Get a Plant Assessment to discover how AI optimization can close the gap between your cracker’s current performance and its full margin potential.
Frequently Asked Questions
How can steam crackers extend run length without sacrificing ethylene yield?
The yield-run length tradeoff isn’t fixed. It shifts based on feed composition, current coking conditions, and downstream constraints. AI models trained on actual process data can track coke progression in real time and adjust operating parameters to hold economically optimal conditions longer into each run cycle. Rather than applying blanket safety margins, the model identifies when tube conditions still support the present severity and when backing off becomes the better economic decision.
How can data-driven decoking decisions improve steam cracker economics?
Traditional decoking schedules use calendar-based intervals with built-in safety margins, which means furnaces often come offline while they’re still capturing meaningful margin. AI models that track actual coke progression, tube metal temperature trends, and remaining economic opportunity can recommend decoking timing based on when plant reliability genuinely crosses the breakeven point. That shifts decoking from a fixed maintenance event to an economic decision, and plants that make that shift tend to capture more value from each run cycle.
What data does AI optimization need from existing steam cracker systems?

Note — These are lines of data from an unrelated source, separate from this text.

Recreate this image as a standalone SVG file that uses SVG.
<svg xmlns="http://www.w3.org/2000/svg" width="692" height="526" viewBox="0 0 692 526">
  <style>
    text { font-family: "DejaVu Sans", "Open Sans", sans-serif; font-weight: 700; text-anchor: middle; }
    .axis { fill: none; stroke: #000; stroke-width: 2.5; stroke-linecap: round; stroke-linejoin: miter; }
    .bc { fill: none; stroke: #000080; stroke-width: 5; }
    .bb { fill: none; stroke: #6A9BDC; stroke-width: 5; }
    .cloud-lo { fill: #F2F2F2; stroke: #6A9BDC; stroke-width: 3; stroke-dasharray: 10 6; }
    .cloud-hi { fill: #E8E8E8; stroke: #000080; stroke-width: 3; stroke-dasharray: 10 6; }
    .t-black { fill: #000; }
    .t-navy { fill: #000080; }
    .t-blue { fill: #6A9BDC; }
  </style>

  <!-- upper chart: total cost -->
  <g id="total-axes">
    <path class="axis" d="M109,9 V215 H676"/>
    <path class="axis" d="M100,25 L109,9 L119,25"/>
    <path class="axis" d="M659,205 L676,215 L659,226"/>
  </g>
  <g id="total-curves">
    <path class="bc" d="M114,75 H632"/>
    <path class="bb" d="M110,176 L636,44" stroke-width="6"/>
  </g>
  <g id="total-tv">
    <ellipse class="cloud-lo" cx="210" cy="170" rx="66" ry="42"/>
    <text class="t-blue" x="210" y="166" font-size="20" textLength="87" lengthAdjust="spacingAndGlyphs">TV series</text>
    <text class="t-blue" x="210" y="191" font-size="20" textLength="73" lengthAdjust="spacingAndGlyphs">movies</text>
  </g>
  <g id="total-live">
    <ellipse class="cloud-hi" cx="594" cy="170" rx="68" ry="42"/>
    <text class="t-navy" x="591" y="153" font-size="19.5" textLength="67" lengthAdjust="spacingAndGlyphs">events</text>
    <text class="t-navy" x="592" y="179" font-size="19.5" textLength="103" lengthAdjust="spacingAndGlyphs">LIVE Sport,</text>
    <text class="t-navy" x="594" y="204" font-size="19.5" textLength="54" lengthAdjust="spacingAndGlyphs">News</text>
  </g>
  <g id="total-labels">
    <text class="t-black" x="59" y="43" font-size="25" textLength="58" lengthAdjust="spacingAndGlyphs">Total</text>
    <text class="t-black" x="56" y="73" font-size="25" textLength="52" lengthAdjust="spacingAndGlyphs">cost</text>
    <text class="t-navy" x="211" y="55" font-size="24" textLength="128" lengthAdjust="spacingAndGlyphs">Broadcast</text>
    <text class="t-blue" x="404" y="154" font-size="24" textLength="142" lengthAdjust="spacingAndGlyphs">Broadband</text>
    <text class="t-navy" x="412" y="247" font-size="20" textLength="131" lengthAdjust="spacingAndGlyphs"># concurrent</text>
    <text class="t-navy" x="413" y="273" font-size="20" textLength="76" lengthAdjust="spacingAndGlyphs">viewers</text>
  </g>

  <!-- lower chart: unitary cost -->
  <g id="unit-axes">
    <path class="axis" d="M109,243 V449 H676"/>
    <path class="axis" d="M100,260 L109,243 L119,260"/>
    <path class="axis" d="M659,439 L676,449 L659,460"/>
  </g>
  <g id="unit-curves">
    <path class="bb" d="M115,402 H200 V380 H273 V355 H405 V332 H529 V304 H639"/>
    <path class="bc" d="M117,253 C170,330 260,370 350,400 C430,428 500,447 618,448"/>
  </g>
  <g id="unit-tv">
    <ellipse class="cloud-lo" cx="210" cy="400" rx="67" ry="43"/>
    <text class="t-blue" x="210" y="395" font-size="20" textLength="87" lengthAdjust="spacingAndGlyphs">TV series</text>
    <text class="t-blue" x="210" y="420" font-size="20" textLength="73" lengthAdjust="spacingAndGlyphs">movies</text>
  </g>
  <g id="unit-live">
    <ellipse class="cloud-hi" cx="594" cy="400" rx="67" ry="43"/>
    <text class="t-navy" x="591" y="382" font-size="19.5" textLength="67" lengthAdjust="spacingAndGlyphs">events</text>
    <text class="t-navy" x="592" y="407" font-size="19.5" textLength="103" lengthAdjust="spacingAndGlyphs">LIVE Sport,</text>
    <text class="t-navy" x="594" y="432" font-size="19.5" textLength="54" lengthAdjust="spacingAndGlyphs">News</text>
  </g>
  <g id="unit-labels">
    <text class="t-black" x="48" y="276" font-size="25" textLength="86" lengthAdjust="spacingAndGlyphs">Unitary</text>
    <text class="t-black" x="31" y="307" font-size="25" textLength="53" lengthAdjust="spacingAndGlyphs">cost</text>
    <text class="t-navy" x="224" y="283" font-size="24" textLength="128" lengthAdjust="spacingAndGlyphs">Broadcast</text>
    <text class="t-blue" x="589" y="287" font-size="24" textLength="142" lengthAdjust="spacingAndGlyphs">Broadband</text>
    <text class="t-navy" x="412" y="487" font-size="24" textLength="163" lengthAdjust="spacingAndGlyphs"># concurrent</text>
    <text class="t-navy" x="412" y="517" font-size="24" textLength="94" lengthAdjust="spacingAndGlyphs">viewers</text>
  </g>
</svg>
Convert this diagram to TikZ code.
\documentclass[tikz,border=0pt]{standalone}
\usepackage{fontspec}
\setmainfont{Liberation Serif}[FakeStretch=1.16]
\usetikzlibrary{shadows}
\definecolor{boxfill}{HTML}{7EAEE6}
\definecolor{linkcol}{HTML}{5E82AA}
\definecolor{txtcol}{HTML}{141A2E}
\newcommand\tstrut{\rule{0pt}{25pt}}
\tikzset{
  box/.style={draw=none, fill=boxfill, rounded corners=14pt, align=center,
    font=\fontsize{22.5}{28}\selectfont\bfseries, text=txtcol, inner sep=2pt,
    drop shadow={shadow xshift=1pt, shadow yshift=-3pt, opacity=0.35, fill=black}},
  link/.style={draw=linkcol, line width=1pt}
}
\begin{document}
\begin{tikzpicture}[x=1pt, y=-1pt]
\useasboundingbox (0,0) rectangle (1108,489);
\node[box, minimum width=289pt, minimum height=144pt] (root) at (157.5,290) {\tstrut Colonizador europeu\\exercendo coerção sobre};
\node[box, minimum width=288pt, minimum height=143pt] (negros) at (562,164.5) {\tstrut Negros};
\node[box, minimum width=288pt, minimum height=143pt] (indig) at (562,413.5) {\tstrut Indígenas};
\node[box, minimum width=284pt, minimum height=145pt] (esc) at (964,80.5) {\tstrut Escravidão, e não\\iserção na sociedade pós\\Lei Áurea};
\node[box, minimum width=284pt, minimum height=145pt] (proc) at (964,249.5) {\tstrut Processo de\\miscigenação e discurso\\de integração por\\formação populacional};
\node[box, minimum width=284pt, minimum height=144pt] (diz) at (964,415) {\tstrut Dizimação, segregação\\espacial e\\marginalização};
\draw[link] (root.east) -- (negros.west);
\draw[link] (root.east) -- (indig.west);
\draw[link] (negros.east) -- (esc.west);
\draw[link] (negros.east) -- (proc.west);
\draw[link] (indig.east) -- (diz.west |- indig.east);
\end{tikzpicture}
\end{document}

AI optimization models are typically built from data already sitting in plant historians: temperatures, pressures, flows, and composition measurements from analyzers. Most olefins facilities have years of high-quality process data stored in existing infrastructure. The model learns from how the specific unit has operated across varying feeds, seasons, and equipment conditions, so the starting point is the plant’s own operating history rather than generic design-basis assumptions.